-- begin --

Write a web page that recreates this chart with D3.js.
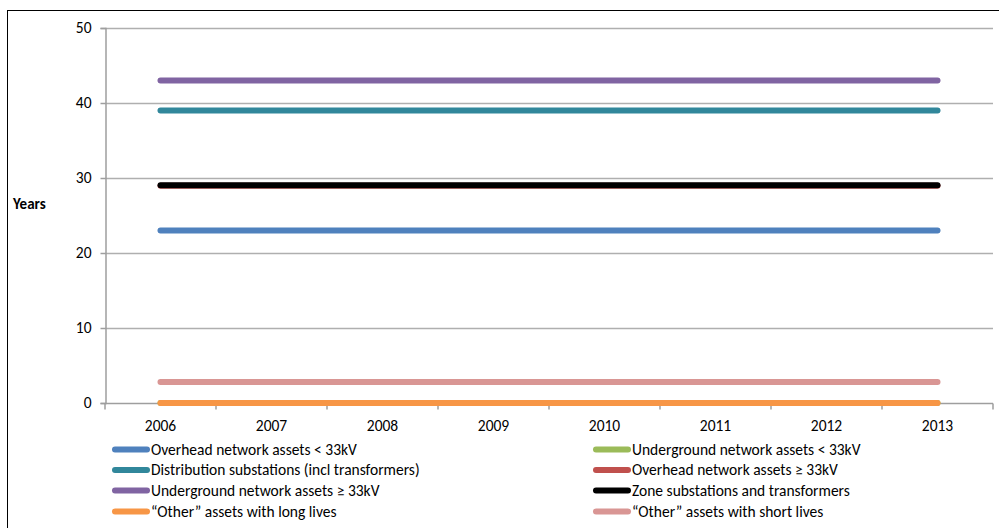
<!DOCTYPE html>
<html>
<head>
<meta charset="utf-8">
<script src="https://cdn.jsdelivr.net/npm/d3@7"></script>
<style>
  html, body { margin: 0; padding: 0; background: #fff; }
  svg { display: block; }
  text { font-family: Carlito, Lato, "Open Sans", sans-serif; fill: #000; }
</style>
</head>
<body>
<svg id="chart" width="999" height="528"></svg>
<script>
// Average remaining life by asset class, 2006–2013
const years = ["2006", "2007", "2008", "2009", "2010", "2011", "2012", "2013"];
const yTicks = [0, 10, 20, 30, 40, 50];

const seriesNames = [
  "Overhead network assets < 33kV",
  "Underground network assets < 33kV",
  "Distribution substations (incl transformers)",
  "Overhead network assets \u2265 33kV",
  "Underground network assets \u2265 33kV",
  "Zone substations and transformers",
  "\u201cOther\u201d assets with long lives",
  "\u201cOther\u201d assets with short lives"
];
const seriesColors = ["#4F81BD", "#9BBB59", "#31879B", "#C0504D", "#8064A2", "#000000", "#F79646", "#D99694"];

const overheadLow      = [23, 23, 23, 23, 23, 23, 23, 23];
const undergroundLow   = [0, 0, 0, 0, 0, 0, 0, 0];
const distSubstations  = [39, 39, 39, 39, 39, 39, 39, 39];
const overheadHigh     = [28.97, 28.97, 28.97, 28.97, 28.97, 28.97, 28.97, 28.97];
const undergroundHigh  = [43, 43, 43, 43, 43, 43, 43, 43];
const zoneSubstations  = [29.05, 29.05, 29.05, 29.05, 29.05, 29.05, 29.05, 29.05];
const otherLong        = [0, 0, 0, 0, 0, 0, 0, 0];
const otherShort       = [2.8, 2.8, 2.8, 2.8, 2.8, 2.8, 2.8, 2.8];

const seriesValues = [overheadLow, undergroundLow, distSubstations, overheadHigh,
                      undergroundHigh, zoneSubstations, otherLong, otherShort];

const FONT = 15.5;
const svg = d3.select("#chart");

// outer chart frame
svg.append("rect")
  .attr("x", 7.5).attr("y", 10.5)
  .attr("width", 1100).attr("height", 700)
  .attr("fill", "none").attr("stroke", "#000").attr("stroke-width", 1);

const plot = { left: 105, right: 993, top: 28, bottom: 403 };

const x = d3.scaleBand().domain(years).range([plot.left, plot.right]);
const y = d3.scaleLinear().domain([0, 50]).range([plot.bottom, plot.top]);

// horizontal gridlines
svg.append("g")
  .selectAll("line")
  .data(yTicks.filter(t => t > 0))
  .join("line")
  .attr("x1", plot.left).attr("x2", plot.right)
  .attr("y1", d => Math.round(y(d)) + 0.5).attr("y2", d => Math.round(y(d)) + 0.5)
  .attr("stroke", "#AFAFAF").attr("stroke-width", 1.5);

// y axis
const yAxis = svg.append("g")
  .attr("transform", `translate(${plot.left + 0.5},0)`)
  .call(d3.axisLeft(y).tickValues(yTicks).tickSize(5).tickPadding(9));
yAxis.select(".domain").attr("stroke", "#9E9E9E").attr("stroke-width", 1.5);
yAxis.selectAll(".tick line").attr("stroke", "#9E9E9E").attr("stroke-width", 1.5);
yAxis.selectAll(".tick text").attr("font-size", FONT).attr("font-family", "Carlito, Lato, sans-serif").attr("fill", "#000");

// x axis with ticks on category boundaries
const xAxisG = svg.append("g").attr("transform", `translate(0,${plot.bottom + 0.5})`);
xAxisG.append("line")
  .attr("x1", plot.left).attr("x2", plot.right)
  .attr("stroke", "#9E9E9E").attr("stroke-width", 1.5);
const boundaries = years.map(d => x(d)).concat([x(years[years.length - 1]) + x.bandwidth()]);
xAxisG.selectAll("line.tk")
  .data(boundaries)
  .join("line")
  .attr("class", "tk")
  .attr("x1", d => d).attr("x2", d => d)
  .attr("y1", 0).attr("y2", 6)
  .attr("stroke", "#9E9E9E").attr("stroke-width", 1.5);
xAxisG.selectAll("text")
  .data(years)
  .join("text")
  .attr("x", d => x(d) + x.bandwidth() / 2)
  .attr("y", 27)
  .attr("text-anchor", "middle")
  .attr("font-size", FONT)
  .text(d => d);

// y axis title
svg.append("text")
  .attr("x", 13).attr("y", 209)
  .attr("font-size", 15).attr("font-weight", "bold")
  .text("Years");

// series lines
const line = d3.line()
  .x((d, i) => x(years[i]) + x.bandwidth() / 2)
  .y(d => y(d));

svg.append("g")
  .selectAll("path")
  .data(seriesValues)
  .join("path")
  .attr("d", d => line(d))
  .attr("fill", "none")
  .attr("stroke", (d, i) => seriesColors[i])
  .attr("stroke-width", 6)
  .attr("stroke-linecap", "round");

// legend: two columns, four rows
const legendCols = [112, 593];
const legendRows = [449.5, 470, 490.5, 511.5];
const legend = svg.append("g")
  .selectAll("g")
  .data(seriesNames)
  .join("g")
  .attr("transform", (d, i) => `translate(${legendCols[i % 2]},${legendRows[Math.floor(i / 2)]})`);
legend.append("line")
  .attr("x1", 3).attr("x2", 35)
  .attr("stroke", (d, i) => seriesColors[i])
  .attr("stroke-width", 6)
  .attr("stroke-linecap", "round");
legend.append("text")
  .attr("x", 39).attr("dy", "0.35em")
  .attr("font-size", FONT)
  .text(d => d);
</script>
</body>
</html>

-- end --
-- begin --

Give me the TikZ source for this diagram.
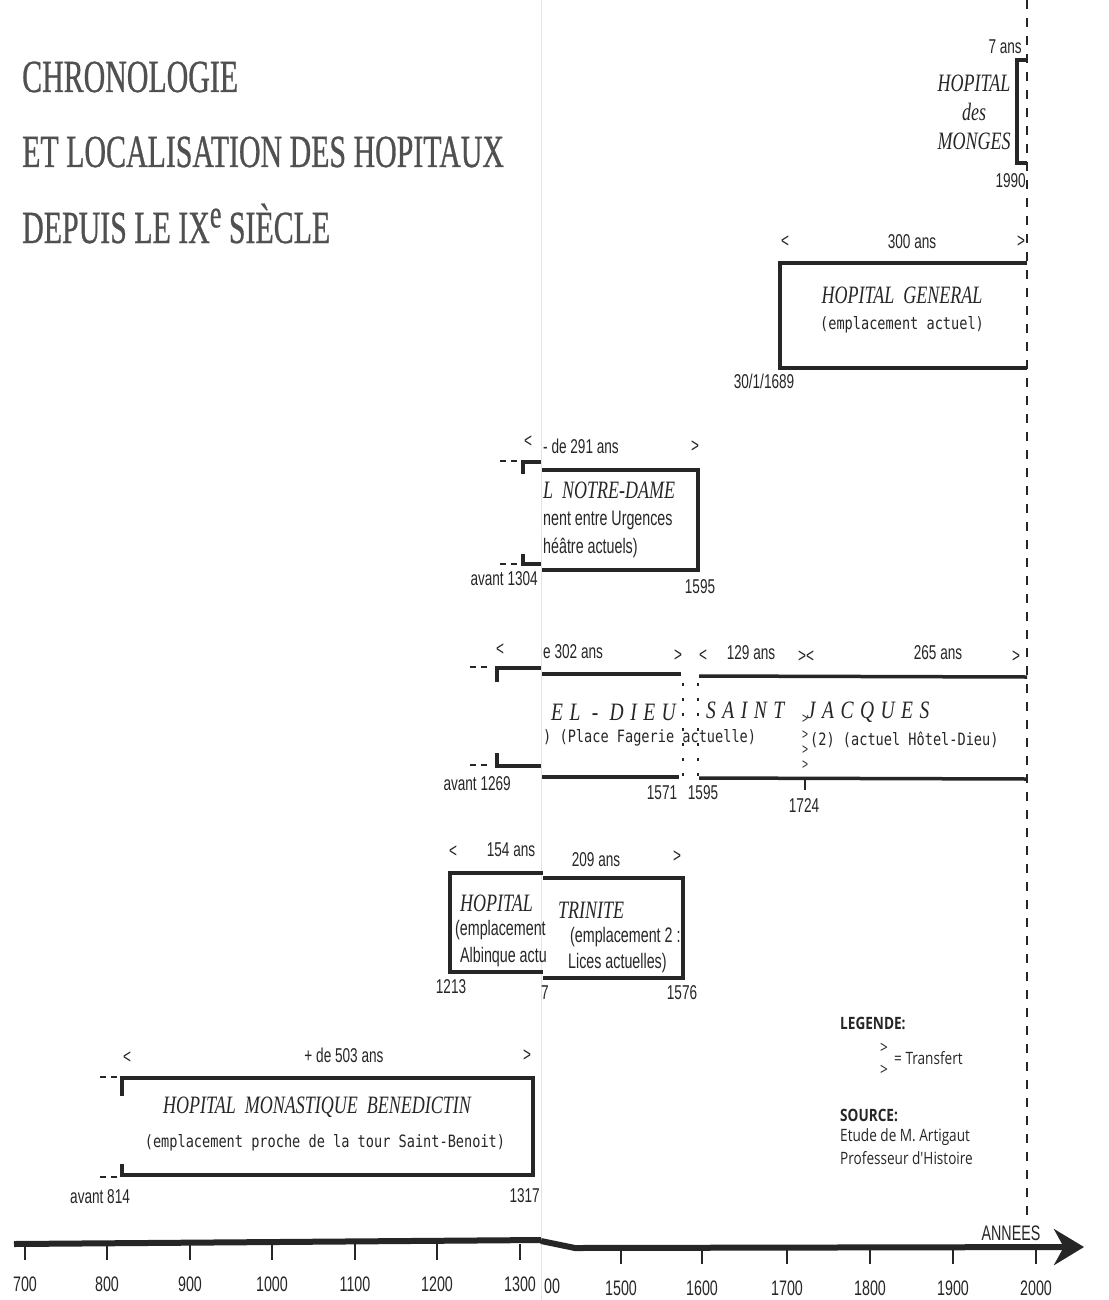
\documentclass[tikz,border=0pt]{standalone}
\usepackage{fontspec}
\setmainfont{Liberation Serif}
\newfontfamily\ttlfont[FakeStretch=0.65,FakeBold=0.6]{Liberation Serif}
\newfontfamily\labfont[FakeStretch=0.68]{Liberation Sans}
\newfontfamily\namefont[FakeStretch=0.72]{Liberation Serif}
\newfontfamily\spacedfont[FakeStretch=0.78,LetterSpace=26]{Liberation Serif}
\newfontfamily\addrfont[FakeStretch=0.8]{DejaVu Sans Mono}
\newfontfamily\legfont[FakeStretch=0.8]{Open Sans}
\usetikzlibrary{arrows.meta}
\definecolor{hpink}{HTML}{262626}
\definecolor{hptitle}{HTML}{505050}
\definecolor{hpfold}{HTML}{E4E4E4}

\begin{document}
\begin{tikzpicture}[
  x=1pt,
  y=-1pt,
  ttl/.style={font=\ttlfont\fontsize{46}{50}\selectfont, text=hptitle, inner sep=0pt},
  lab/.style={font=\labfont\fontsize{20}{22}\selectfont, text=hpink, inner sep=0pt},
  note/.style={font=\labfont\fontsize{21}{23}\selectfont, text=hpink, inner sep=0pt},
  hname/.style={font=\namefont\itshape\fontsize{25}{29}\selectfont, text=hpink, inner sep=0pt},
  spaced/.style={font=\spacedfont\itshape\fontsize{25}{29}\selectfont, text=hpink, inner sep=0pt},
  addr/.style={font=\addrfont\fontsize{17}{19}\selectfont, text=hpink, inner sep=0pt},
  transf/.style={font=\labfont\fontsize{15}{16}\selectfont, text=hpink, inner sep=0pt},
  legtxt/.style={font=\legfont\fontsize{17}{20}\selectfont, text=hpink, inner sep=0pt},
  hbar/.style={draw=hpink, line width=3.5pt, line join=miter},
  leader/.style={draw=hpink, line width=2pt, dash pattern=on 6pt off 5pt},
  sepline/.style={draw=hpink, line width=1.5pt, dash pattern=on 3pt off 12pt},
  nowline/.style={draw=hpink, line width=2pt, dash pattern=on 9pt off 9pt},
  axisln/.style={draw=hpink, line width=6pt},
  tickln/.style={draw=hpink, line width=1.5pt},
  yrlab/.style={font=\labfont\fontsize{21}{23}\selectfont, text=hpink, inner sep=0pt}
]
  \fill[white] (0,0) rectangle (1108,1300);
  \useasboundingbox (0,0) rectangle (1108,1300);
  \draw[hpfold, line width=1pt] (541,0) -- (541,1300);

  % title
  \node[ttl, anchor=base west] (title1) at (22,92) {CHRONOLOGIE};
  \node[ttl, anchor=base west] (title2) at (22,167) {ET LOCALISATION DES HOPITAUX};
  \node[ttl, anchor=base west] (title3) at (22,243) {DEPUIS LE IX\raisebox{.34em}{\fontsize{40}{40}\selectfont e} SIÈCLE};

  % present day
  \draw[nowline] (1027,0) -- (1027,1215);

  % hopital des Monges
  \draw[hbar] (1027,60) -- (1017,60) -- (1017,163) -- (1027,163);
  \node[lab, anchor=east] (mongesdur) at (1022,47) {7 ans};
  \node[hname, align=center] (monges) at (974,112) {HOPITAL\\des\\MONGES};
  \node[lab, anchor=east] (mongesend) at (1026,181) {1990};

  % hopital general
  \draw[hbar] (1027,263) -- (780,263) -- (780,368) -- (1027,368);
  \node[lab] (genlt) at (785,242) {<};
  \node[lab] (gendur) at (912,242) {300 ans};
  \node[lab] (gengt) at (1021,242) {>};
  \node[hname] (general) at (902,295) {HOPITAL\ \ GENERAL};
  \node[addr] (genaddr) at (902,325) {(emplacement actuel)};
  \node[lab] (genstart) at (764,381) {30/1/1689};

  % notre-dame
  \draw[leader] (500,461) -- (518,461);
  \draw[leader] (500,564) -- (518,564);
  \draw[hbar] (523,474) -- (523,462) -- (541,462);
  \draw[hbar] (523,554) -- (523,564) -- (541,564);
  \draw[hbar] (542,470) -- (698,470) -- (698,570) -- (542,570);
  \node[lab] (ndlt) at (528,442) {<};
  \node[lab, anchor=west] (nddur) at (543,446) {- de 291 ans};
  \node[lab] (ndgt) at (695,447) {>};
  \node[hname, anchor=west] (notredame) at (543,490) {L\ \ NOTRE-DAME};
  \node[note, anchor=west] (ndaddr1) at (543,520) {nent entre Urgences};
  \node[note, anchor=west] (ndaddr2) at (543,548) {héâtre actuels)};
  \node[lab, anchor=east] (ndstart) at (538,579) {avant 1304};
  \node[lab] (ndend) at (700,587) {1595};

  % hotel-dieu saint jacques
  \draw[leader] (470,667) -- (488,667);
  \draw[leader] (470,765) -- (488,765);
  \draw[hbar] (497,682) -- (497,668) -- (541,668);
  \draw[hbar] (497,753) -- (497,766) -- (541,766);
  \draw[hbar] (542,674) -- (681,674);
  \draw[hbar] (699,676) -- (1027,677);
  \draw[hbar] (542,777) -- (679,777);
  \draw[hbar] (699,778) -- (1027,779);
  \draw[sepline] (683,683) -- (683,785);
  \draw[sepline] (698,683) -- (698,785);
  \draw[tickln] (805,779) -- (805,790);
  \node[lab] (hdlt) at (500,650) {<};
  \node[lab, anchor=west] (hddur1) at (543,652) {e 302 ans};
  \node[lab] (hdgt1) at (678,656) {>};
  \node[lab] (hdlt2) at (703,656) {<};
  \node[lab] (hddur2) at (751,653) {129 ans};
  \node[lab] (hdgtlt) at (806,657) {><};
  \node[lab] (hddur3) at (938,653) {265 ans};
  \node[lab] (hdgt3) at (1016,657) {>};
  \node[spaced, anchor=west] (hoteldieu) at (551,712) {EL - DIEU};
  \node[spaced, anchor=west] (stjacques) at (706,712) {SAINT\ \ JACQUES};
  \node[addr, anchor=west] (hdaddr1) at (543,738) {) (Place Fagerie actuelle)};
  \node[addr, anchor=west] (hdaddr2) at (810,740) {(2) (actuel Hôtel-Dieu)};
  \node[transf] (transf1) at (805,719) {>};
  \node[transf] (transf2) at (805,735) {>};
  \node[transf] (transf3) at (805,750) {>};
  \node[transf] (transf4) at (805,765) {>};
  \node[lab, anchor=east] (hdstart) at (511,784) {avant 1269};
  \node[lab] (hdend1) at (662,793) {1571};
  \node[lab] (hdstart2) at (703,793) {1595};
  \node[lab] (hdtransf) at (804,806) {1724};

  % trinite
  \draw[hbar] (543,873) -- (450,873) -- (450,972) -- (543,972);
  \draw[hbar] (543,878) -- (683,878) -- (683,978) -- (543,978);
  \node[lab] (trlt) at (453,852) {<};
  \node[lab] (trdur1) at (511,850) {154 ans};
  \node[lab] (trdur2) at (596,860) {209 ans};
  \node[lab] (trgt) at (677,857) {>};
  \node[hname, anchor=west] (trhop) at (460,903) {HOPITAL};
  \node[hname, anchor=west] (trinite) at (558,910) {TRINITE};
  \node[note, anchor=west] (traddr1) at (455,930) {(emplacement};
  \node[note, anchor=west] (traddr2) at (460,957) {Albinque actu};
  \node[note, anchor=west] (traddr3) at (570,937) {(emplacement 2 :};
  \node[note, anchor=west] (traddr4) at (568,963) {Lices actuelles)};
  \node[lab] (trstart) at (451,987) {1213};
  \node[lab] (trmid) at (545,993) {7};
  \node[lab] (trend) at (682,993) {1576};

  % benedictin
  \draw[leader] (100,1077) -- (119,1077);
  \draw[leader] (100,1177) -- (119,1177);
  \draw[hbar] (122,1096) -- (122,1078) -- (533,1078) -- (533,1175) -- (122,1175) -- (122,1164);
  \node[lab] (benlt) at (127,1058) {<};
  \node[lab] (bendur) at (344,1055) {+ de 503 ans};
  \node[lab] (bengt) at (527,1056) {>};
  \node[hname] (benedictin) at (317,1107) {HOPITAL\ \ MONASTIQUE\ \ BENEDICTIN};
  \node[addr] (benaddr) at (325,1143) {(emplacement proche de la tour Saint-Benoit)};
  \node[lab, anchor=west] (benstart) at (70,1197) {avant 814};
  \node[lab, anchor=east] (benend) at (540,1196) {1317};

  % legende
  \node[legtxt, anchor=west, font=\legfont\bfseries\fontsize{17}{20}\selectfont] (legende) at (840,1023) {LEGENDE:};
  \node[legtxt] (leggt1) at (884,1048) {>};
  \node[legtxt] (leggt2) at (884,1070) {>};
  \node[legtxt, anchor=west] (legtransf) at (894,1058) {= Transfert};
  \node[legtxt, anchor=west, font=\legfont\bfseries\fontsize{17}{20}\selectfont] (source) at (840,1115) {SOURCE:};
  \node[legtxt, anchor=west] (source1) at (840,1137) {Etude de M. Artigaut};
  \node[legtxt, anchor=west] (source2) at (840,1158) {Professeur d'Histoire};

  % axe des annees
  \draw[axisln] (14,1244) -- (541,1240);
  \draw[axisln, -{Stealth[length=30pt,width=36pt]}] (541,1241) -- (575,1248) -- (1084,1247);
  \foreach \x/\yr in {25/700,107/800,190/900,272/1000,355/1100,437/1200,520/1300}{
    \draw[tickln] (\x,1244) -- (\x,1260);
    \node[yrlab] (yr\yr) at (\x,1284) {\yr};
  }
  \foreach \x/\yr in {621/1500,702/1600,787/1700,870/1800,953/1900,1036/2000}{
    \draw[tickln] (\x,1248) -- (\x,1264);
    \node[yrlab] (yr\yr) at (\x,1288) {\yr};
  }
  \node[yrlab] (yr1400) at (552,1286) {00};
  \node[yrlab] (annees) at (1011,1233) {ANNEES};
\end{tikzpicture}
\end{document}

-- end --

- [Task prompt]: Of all the lines in the data above, state how many include "chart". Say only the number.

- [Response below]: 4